The role of music in society is complex. Music is created by individuals expressing an idea, emotion, or mood in sound. Music is consumed as entertainment, functions as an accompaniment to social interactions, and touches people deeply. Emily Dickenson said regarding beauty, “Beauty is not caused. It is."  To an auditory person like me, that quote could be changed to “Beauty is not caused. It is music.” Music and the sound world which makes music happen have captivated me from an early age. Tolstoy said, “Art is that which makes beauty manifest". Music is beauty manifest in the world. Music is a vehicle for expression. Music accompanies our lives, and through all our milestones in life. Music connects to the emotions like nothing else. My passion for music drives me to educate others on this subject that touches human lives in so many ways.  

In my philosophy of music education, aestheticism (the effect and response to music) utilitarianism (focusing on the benefits gained from music), and praxialism (the doing of music) come together in my philosophy of music education. My blended philosophy encompasses the complete musical experience—the student creating, performing, responding, and connecting to music. It is precisely this possibility of a complete musical experience that makes music unique. 
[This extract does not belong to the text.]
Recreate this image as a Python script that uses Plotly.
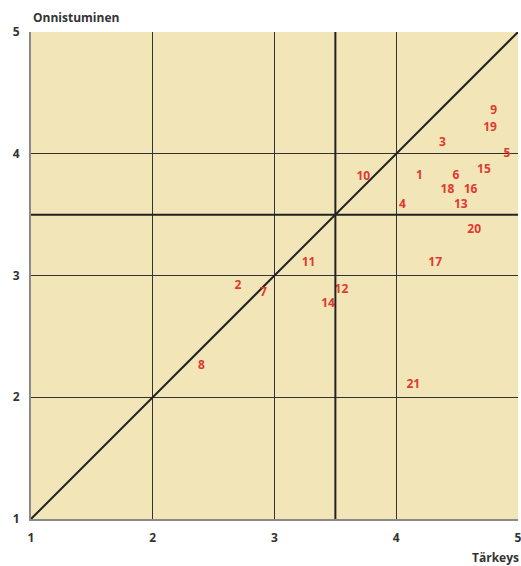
import plotly.graph_objects as go

labels = ["1","2","3","4","5","6","7","8","9","10","11","12","13","14","15","16","17","18","19","20","21"]
tarkeys = [4.19, 2.70, 4.38, 4.05, 4.91, 4.49, 2.91, 2.40, 4.80, 3.73, 3.28, 3.55, 4.53, 3.44, 4.72, 4.61, 4.32, 4.42, 4.77, 4.64, 4.14]
onnistuminen = [3.82, 2.91, 4.09, 3.58, 4.00, 3.82, 2.86, 2.26, 4.35, 3.81, 3.10, 2.88, 3.58, 2.77, 3.87, 3.70, 3.10, 3.70, 4.21, 3.37, 2.10]

ticks = [1, 2, 3, 4, 5]
mean_line = 3.5
diag = [1, 5]

fig = go.Figure()
fig.add_trace(go.Scatter(x=diag, y=diag, mode="lines",
                         line=dict(color="#222222", width=2), hoverinfo="skip", showlegend=False))
fig.add_trace(go.Scatter(x=tarkeys, y=onnistuminen, text=labels, mode="text",
                         textfont=dict(family="Open Sans", size=12, color="#e0392f", weight=700),
                         showlegend=False))

fig.add_shape(type="line", xref="x", yref="y", x0=mean_line, x1=mean_line, y0=1, y1=5,
              line=dict(color="#222222", width=2), layer="above")
fig.add_shape(type="line", xref="x", yref="y", x0=1, x1=5, y0=mean_line, y1=mean_line,
              line=dict(color="#222222", width=2), layer="above")

axis_common = dict(range=[1, 5], tickvals=ticks, ticktext=[str(t) for t in ticks],
                   showgrid=True, gridcolor="#333333", gridwidth=1,
                   zeroline=False, showline=True, linecolor="#8a8a8a", linewidth=2,
                   tickfont=dict(family="Open Sans", size=12, color="#333333", weight=700),
                   ticklabelstandoff=7, ticklabeloverflow="allow", automargin=False)
fig.update_xaxes(**axis_common)
fig.update_yaxes(**axis_common)

fig.add_annotation(text="Onnistuminen", xref="paper", yref="paper", x=0, y=1,
                   xanchor="left", yanchor="bottom", yshift=4, showarrow=False,
                   font=dict(family="Open Sans", size=12, color="#333333", weight=700))
fig.add_annotation(text="Tärkeys", xref="paper", yref="paper", x=1, y=0,
                   xanchor="right", yanchor="top", yshift=-28, xshift=3, showarrow=False,
                   font=dict(family="Open Sans", size=12, color="#333333", weight=700))

fig.update_layout(width=521, height=566, margin=dict(l=31, r=3, t=32, b=47, autoexpand=False),
                  plot_bgcolor="#f2e6b9", paper_bgcolor="white")
fig.write_html("out.html", config={"displayModeBar": False},
               post_script="document.body.style.margin='0';document.body.style.overflow='hidden';")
How each student responds to a musical experience will always be different from other students who are participating in the same musical experience. The unique responses, resultant creations, and individual connections will all be different in some way. In other subjects like mathematics or history, this individualized and unique response is not possible. Equations always have a correct answer and historical events have definite dates. Music is the only subject with this fluidity of uniqueness to each student’s experience. 

My Blended Philosophy

My current teaching situation is private studio teaching and choral education. My students and choristers come to me because they want to do music-a praxialist approach. I teach applied lessons, helping the students to gain the skills they need to create, respond, and perform. 

My students and choristers also need aesthetic focus—finding ways to express the true Beauty in the music they study. People go to concerts and make music to have the aesthetic experience that comes from making and hearing music. My students are invited to reflect on their performances in self-assessment and writing. As my students work their way through studying pieces of music, we talk about aesthetics based on performance practice and historical context. The students get to apply aesthetic thought in performance. 

In conclusion, my music education philosophy is a blended philosophy firmly rooted in robust music-making, with a focus on beauty and critical thinking having their own place in the mix. Following only one way of thinking is limiting because one loses the values and truths found in the discarded modes of thinking. A hybrid, blended philosophy of music education allows me to use and apply the wisdom from each philosophy and is a better match for me in this 21st-century technological world—resulting in musical experiences for my students which include creating, responding, performing, and connecting to the music they experience.